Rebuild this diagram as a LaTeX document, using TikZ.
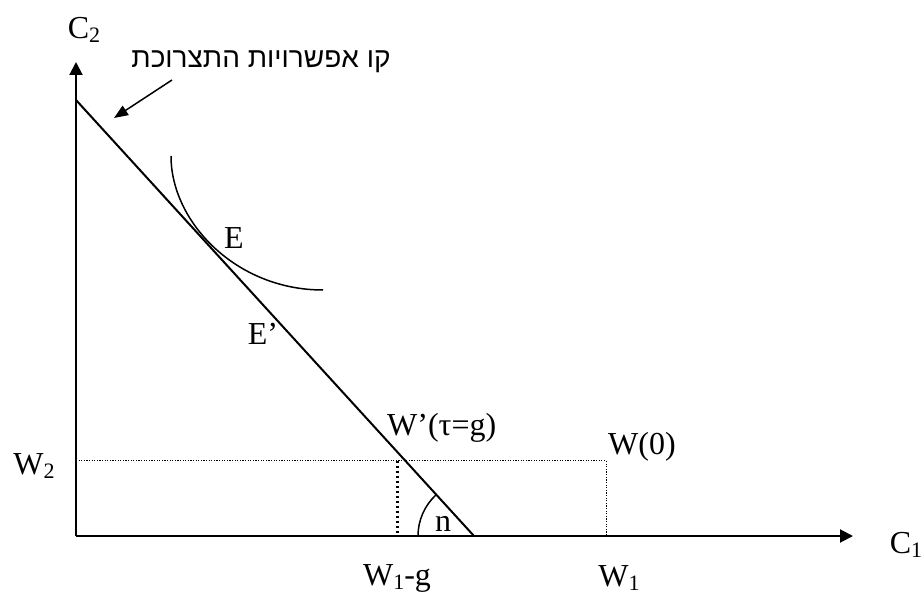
\documentclass[tikz,border=0pt]{standalone}
\usepackage{fontspec}
\setmainfont{Liberation Serif}
\newfontfamily\hebfont[Script=Hebrew]{Liberation Sans}
\TeXXeTstate=1
\usetikzlibrary{arrows.meta}
\newcommand{\lowsub}[1]{\raisebox{-0.3ex}{\fontsize{22}{22}\selectfont #1}}
\begin{document}
\begin{tikzpicture}[x=1pt,y=-1pt,
  lbl/.style={inner sep=0pt,font=\fontsize{32}{36}\selectfont},
  axis/.style={line width=2pt,-{Triangle[length=13pt,width=13pt]}},
  thindot/.style={line width=1pt,dash pattern=on 1.2pt off 1.4pt},
  thickdot/.style={line width=3pt,dash pattern=on 2.5pt off 2.5pt}]
\useasboundingbox (0,0) rectangle (924,596);
\coordinate (O) at (76,536);
\coordinate (ytip) at (76,62);
\coordinate (xtip) at (853,536);
\coordinate (A) at (76,100);
\coordinate (B) at (474,536);
\coordinate (Wp) at (397,460.7);
\coordinate (Wpb) at (397,536);
\coordinate (Wz) at (606,460.7);
\coordinate (Wzb) at (606,536);
\coordinate (Wl) at (76,460.7);
\coordinate (cs) at (171,156);
\coordinate (ce) at (323,290);
\coordinate (hs) at (172,80);
\coordinate (he) at (114,118);
\coordinate (arcs) at (418,536);
% axes
\draw[axis] (O) -- (ytip);
\draw[axis] (O) -- (xtip);
% dotted
\draw[thindot] (Wl) -- (Wz) -- (Wzb);
\draw[thickdot] (Wp) -- (Wpb);
% budget line
\draw[line width=2pt] (A) -- (B);
% indifference curve
\draw[line width=1.5pt] (cs) .. controls (171,222) and (236,290) .. (ce);
% angle arc
\draw[line width=1.5pt] (arcs) arc[start angle=180,end angle=227.6,radius=56];
% Hebrew arrow
\draw[line width=1.5pt,-{Triangle[length=14pt,width=11pt]}] (hs) -- (he);
% labels
\node[lbl] (c2) at (84,30) {C\lowsub{2}};
\node[inner sep=0pt,font=\hebfont\fontsize{28}{30}\selectfont] (heb) at (261,62) {\beginR קו אפשרויות התצרוכת\endR};
\node[lbl] (e) at (234,238) {E};
\node[lbl] (ep) at (263,334) {E’};
\node[lbl,anchor=west] (wp) at (387,428) {W’(τ=g)};
\node[lbl,anchor=west] (wz) at (608,447) {W(0)};
\node[lbl] (w2) at (34,466) {W\lowsub{2}};
\node[lbl] (n) at (443,524) {n};
\node[lbl] (w1g) at (397,578) {W\lowsub{1}-g};
\node[lbl] (w1) at (619,578) {W\lowsub{1}};
\node[lbl] (c1) at (906,545) {C\lowsub{1}};
\end{tikzpicture}
\end{document}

● **WRITTEN PROBLEM**
Your task is to repeat the material above exactly, without its pictures.

● **THE COMPLETED TASK**
Rebuild this diagram as a LaTeX document, using TikZ.
\documentclass[tikz,border=0pt]{standalone}
\usepackage{fontspec}
\setmainfont{Liberation Serif}
\newfontfamily\hebfont[Script=Hebrew]{Liberation Sans}
\TeXXeTstate=1
\usetikzlibrary{arrows.meta}
\newcommand{\lowsub}[1]{\raisebox{-0.3ex}{\fontsize{22}{22}\selectfont #1}}
\begin{document}
\begin{tikzpicture}[x=1pt,y=-1pt,
  lbl/.style={inner sep=0pt,font=\fontsize{32}{36}\selectfont},
  axis/.style={line width=2pt,-{Triangle[length=13pt,width=13pt]}},
  thindot/.style={line width=1pt,dash pattern=on 1.2pt off 1.4pt},
  thickdot/.style={line width=3pt,dash pattern=on 2.5pt off 2.5pt}]
\useasboundingbox (0,0) rectangle (924,596);
\coordinate (O) at (76,536);
\coordinate (ytip) at (76,62);
\coordinate (xtip) at (853,536);
\coordinate (A) at (76,100);
\coordinate (B) at (474,536);
\coordinate (Wp) at (397,460.7);
\coordinate (Wpb) at (397,536);
\coordinate (Wz) at (606,460.7);
\coordinate (Wzb) at (606,536);
\coordinate (Wl) at (76,460.7);
\coordinate (cs) at (171,156);
\coordinate (ce) at (323,290);
\coordinate (hs) at (172,80);
\coordinate (he) at (114,118);
\coordinate (arcs) at (418,536);
% axes
\draw[axis] (O) -- (ytip);
\draw[axis] (O) -- (xtip);
% dotted
\draw[thindot] (Wl) -- (Wz) -- (Wzb);
\draw[thickdot] (Wp) -- (Wpb);
% budget line
\draw[line width=2pt] (A) -- (B);
% indifference curve
\draw[line width=1.5pt] (cs) .. controls (171,222) and (236,290) .. (ce);
% angle arc
\draw[line width=1.5pt] (arcs) arc[start angle=180,end angle=227.6,radius=56];
% Hebrew arrow
\draw[line width=1.5pt,-{Triangle[length=14pt,width=11pt]}] (hs) -- (he);
% labels
\node[lbl] (c2) at (84,30) {C\lowsub{2}};
\node[inner sep=0pt,font=\hebfont\fontsize{28}{30}\selectfont] (heb) at (261,62) {\beginR קו אפשרויות התצרוכת\endR};
\node[lbl] (e) at (234,238) {E};
\node[lbl] (ep) at (263,334) {E’};
\node[lbl,anchor=west] (wp) at (387,428) {W’(τ=g)};
\node[lbl,anchor=west] (wz) at (608,447) {W(0)};
\node[lbl] (w2) at (34,466) {W\lowsub{2}};
\node[lbl] (n) at (443,524) {n};
\node[lbl] (w1g) at (397,578) {W\lowsub{1}-g};
\node[lbl] (w1) at (619,578) {W\lowsub{1}};
\node[lbl] (c1) at (906,545) {C\lowsub{1}};
\end{tikzpicture}
\end{document}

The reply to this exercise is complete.